::: EXTRACTED DATA

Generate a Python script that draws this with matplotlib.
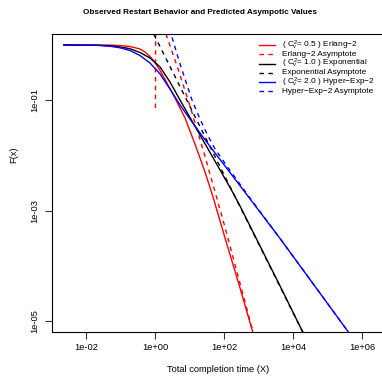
import matplotlib
matplotlib.use('Agg')
import matplotlib.pyplot as plt
from matplotlib.lines import Line2D
from matplotlib.ticker import NullLocator

plt.rcParams['font.family'] = ['Liberation Sans', 'DejaVu Sans']
plt.rcParams['mathtext.fontset'] = 'custom'
plt.rcParams['mathtext.rm'] = 'Liberation Sans'
plt.rcParams['mathtext.it'] = 'Liberation Sans'
plt.rcParams['mathtext.bf'] = 'Liberation Sans:bold'

# ---- data ----
erlang_x = [0.0023, 0.0496, 0.0968, 0.188, 0.367, 0.513, 0.716, 1.0, 1.40, 1.95,
            3.80, 7.41, 14.4, 28.1, 48.0, 107, 291, 679, 1000]
erlang_y = [1.0, 0.998, 0.977, 0.941, 0.848, 0.748, 0.620, 0.483, 0.346, 0.2375,
            0.1098, 0.0477, 0.0161, 0.00501, 0.00177, 3.19e-4, 3.97e-5, 6.33e-6, 2.75e-6]

erlang_asym_x = [1.03, 1.05, 2.08, 4.64, 10.3, 28.1, 107, 693, 1000]
erlang_asym_y = [0.0723, 15.0, 1.585, 0.371, 0.0787, 0.00965, 4.99e-4, 6.33e-6, 2.75e-6]

expo_x = [0.0023, 0.0255, 0.0693, 0.135, 0.188, 0.367, 0.716, 1.40, 2.72, 5.31,
          10.3, 20.1, 39.3, 76.6, 167, 291, 1104, 4200, 19100, 31100]
expo_y = [1.0, 0.989, 0.949, 0.891, 0.858, 0.733, 0.582, 0.400, 0.214, 0.101,
          0.0487, 0.0235, 0.0113, 0.00545, 0.00232, 0.00121, 2.29e-4, 4.32e-5, 6.33e-6, 3.44e-6]

expo_asym_x = [0.716, 31100]
expo_asym_y = [2.16, 3.44e-6]

hyper_x = [0.0023, 0.0182, 0.0496, 0.0968, 0.188, 0.367, 0.716, 1.40, 2.72, 5.31,
           10.3, 20.1, 54.8, 149, 567, 4200, 4.01e5, 8.75e5]
hyper_y = [1.0, 0.993, 0.952, 0.891, 0.796, 0.646, 0.473, 0.299, 0.1598, 0.0820,
           0.0457, 0.0255, 0.01107, 0.00491, 0.00163, 3.13e-4, 6.33e-6, 3.25e-6]

hyper_asym_x = [2.38, 2.91, 5.31, 11.8, 20.1, 32.1, 54.8, 149, 567, 4200, 4.01e5, 8.75e5]
hyper_asym_y = [2.84, 1.585, 0.453, 0.101, 0.0457, 0.0245, 0.0131, 0.00534, 0.00169,
                3.13e-4, 6.33e-6, 3.25e-6]

x_ticks = [1e-2, 1e0, 1e2, 1e4, 1e6]
x_tick_labels = ['1e-02', '1e+00', '1e+02', '1e+04', '1e+06']
y_ticks = [1e-1, 1e-3, 1e-5]
y_tick_labels = ['1e-01', '1e-03', '1e-05']

legend_labels = [r'( $C_v^2$= 0.5 ) Erlang−2',
                 'Erlang−2 Asymptote',
                 r'( $C_v^2$= 1.0 ) Exponential',
                 'Exponential Asymptote',
                 r'( $C_v^2$= 2.0 ) Hyper−Exp−2',
                 'Hyper−Exp−2 Asymptote']

title = 'Observed Restart Behavior and Predicted Asympotic Values'
xlabel = 'Total completion time (X)'
ylabel = 'F(x)'

# ---- figure ----
W, H = 382, 378
fig = plt.figure(figsize=(W / 100, H / 100), dpi=100)
ax = fig.add_axes([52 / W, 1 - 332 / H, 332 / W, 298 / H])
ax.set_xscale('log')
ax.set_yscale('log')

lw = 1.0
dash = (0, (3.2, 3.2))
series = [
    (erlang_x, erlang_y, '#FF0000', '-'),
    (erlang_asym_x, erlang_asym_y, '#FF0000', dash),
    (expo_x, expo_y, '#000000', '-'),
    (expo_asym_x, expo_asym_y, '#000000', dash),
    (hyper_x, hyper_y, '#0000FF', '-'),
    (hyper_asym_x, hyper_asym_y, '#0000FF', dash),
]
for xs, ys, c, ls in series:
    ax.plot(xs, ys, color=c, linestyle=ls, linewidth=lw)

ax.set_xlim(10 ** -2.986, 10 ** 6.638)
ax.set_ylim(10 ** -5.2, 10 ** 0.2)

ax.set_xticks(x_ticks)
ax.set_xticklabels(x_tick_labels)
ax.set_yticks(y_ticks)
ax.set_yticklabels(y_tick_labels)
ax.xaxis.set_minor_locator(NullLocator())
ax.yaxis.set_minor_locator(NullLocator())
ax.tick_params(axis='both', direction='out', length=5, width=0.8, labelsize=6.7, color='#333333')
ax.tick_params(axis='x', pad=3)
ax.tick_params(axis='y', pad=4)
for lab in ax.get_yticklabels():
    lab.set_rotation(90)
    lab.set_va('center')
for sp in ax.spines.values():
    sp.set_linewidth(0.8)

# title & labels
fig.text(200 / W, 1 - 12.5 / H, title, ha='center', va='center', fontsize=5.9, fontweight='bold')
fig.text(218 / W, 1 - 369 / H, xlabel, ha='center', va='center', fontsize=6.7)
fig.text(13.5 / W, 1 - 155 / H, ylabel, ha='center', va='center', fontsize=6.7, rotation=90)

# legend (no box), drawn manually
colors = ['#FF0000', '#FF0000', '#000000', '#000000', '#0000FF', '#0000FF']
styles = ['-', dash, '-', dash, '-', dash]
for i, (lab, c, ls) in enumerate(zip(legend_labels, colors, styles)):
    yy = 1 - (45 + 9.27 * i) / H
    fig.add_artist(Line2D([259 / W, 275 / W], [yy, yy], transform=fig.transFigure,
                          color=c, linestyle=ls, linewidth=lw))
    fig.text(281.5 / W, yy, lab, ha='left', va='center', fontsize=5.95)

fig.savefig('out.png', dpi=100)
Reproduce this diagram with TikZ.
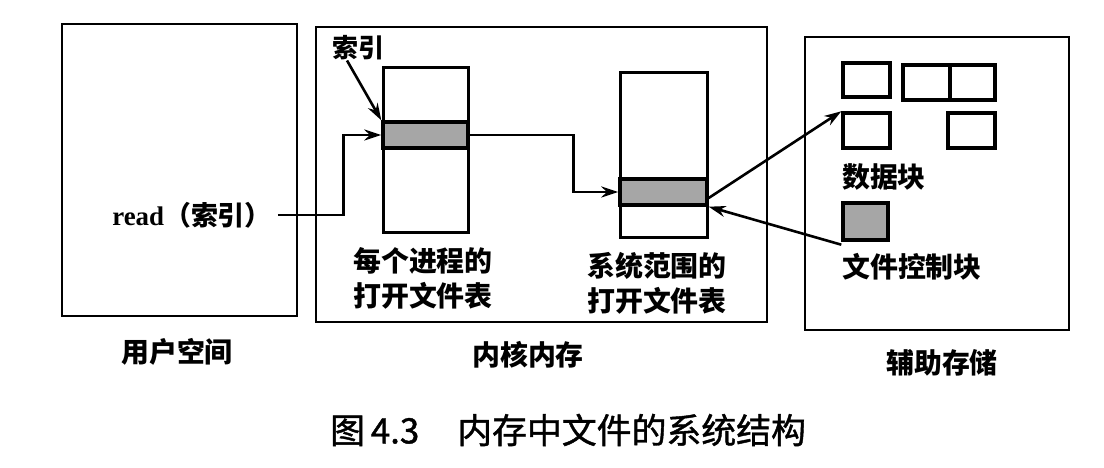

::::::

PROBLEM STATEMENT: Write out every line above exactly as it is, leaving out the pictures.

WORKED ANSWER:
Generate a Python script that draws this with matplotlib.
import matplotlib
matplotlib.use('Agg')
import matplotlib.pyplot as plt
from matplotlib.lines import Line2D
from matplotlib.ticker import NullLocator

plt.rcParams['font.family'] = ['Liberation Sans', 'DejaVu Sans']
plt.rcParams['mathtext.fontset'] = 'custom'
plt.rcParams['mathtext.rm'] = 'Liberation Sans'
plt.rcParams['mathtext.it'] = 'Liberation Sans'
plt.rcParams['mathtext.bf'] = 'Liberation Sans:bold'

# ---- data ----
erlang_x = [0.0023, 0.0496, 0.0968, 0.188, 0.367, 0.513, 0.716, 1.0, 1.40, 1.95,
            3.80, 7.41, 14.4, 28.1, 48.0, 107, 291, 679, 1000]
erlang_y = [1.0, 0.998, 0.977, 0.941, 0.848, 0.748, 0.620, 0.483, 0.346, 0.2375,
            0.1098, 0.0477, 0.0161, 0.00501, 0.00177, 3.19e-4, 3.97e-5, 6.33e-6, 2.75e-6]

erlang_asym_x = [1.03, 1.05, 2.08, 4.64, 10.3, 28.1, 107, 693, 1000]
erlang_asym_y = [0.0723, 15.0, 1.585, 0.371, 0.0787, 0.00965, 4.99e-4, 6.33e-6, 2.75e-6]

expo_x = [0.0023, 0.0255, 0.0693, 0.135, 0.188, 0.367, 0.716, 1.40, 2.72, 5.31,
          10.3, 20.1, 39.3, 76.6, 167, 291, 1104, 4200, 19100, 31100]
expo_y = [1.0, 0.989, 0.949, 0.891, 0.858, 0.733, 0.582, 0.400, 0.214, 0.101,
          0.0487, 0.0235, 0.0113, 0.00545, 0.00232, 0.00121, 2.29e-4, 4.32e-5, 6.33e-6, 3.44e-6]

expo_asym_x = [0.716, 31100]
expo_asym_y = [2.16, 3.44e-6]

hyper_x = [0.0023, 0.0182, 0.0496, 0.0968, 0.188, 0.367, 0.716, 1.40, 2.72, 5.31,
           10.3, 20.1, 54.8, 149, 567, 4200, 4.01e5, 8.75e5]
hyper_y = [1.0, 0.993, 0.952, 0.891, 0.796, 0.646, 0.473, 0.299, 0.1598, 0.0820,
           0.0457, 0.0255, 0.01107, 0.00491, 0.00163, 3.13e-4, 6.33e-6, 3.25e-6]

hyper_asym_x = [2.38, 2.91, 5.31, 11.8, 20.1, 32.1, 54.8, 149, 567, 4200, 4.01e5, 8.75e5]
hyper_asym_y = [2.84, 1.585, 0.453, 0.101, 0.0457, 0.0245, 0.0131, 0.00534, 0.00169,
                3.13e-4, 6.33e-6, 3.25e-6]

x_ticks = [1e-2, 1e0, 1e2, 1e4, 1e6]
x_tick_labels = ['1e-02', '1e+00', '1e+02', '1e+04', '1e+06']
y_ticks = [1e-1, 1e-3, 1e-5]
y_tick_labels = ['1e-01', '1e-03', '1e-05']

legend_labels = [r'( $C_v^2$= 0.5 ) Erlang−2',
                 'Erlang−2 Asymptote',
                 r'( $C_v^2$= 1.0 ) Exponential',
                 'Exponential Asymptote',
                 r'( $C_v^2$= 2.0 ) Hyper−Exp−2',
                 'Hyper−Exp−2 Asymptote']

title = 'Observed Restart Behavior and Predicted Asympotic Values'
xlabel = 'Total completion time (X)'
ylabel = 'F(x)'

# ---- figure ----
W, H = 382, 378
fig = plt.figure(figsize=(W / 100, H / 100), dpi=100)
ax = fig.add_axes([52 / W, 1 - 332 / H, 332 / W, 298 / H])
ax.set_xscale('log')
ax.set_yscale('log')

lw = 1.0
dash = (0, (3.2, 3.2))
series = [
    (erlang_x, erlang_y, '#FF0000', '-'),
    (erlang_asym_x, erlang_asym_y, '#FF0000', dash),
    (expo_x, expo_y, '#000000', '-'),
    (expo_asym_x, expo_asym_y, '#000000', dash),
    (hyper_x, hyper_y, '#0000FF', '-'),
    (hyper_asym_x, hyper_asym_y, '#0000FF', dash),
]
for xs, ys, c, ls in series:
    ax.plot(xs, ys, color=c, linestyle=ls, linewidth=lw)

ax.set_xlim(10 ** -2.986, 10 ** 6.638)
ax.set_ylim(10 ** -5.2, 10 ** 0.2)

ax.set_xticks(x_ticks)
ax.set_xticklabels(x_tick_labels)
ax.set_yticks(y_ticks)
ax.set_yticklabels(y_tick_labels)
ax.xaxis.set_minor_locator(NullLocator())
ax.yaxis.set_minor_locator(NullLocator())
ax.tick_params(axis='both', direction='out', length=5, width=0.8, labelsize=6.7, color='#333333')
ax.tick_params(axis='x', pad=3)
ax.tick_params(axis='y', pad=4)
for lab in ax.get_yticklabels():
    lab.set_rotation(90)
    lab.set_va('center')
for sp in ax.spines.values():
    sp.set_linewidth(0.8)

# title & labels
fig.text(200 / W, 1 - 12.5 / H, title, ha='center', va='center', fontsize=5.9, fontweight='bold')
fig.text(218 / W, 1 - 369 / H, xlabel, ha='center', va='center', fontsize=6.7)
fig.text(13.5 / W, 1 - 155 / H, ylabel, ha='center', va='center', fontsize=6.7, rotation=90)

# legend (no box), drawn manually
colors = ['#FF0000', '#FF0000', '#000000', '#000000', '#0000FF', '#0000FF']
styles = ['-', dash, '-', dash, '-', dash]
for i, (lab, c, ls) in enumerate(zip(legend_labels, colors, styles)):
    yy = 1 - (45 + 9.27 * i) / H
    fig.add_artist(Line2D([259 / W, 275 / W], [yy, yy], transform=fig.transFigure,
                          color=c, linestyle=ls, linewidth=lw))
    fig.text(281.5 / W, yy, lab, ha='left', va='center', fontsize=5.95)

fig.savefig('out.png', dpi=100)
Reproduce this diagram with TikZ.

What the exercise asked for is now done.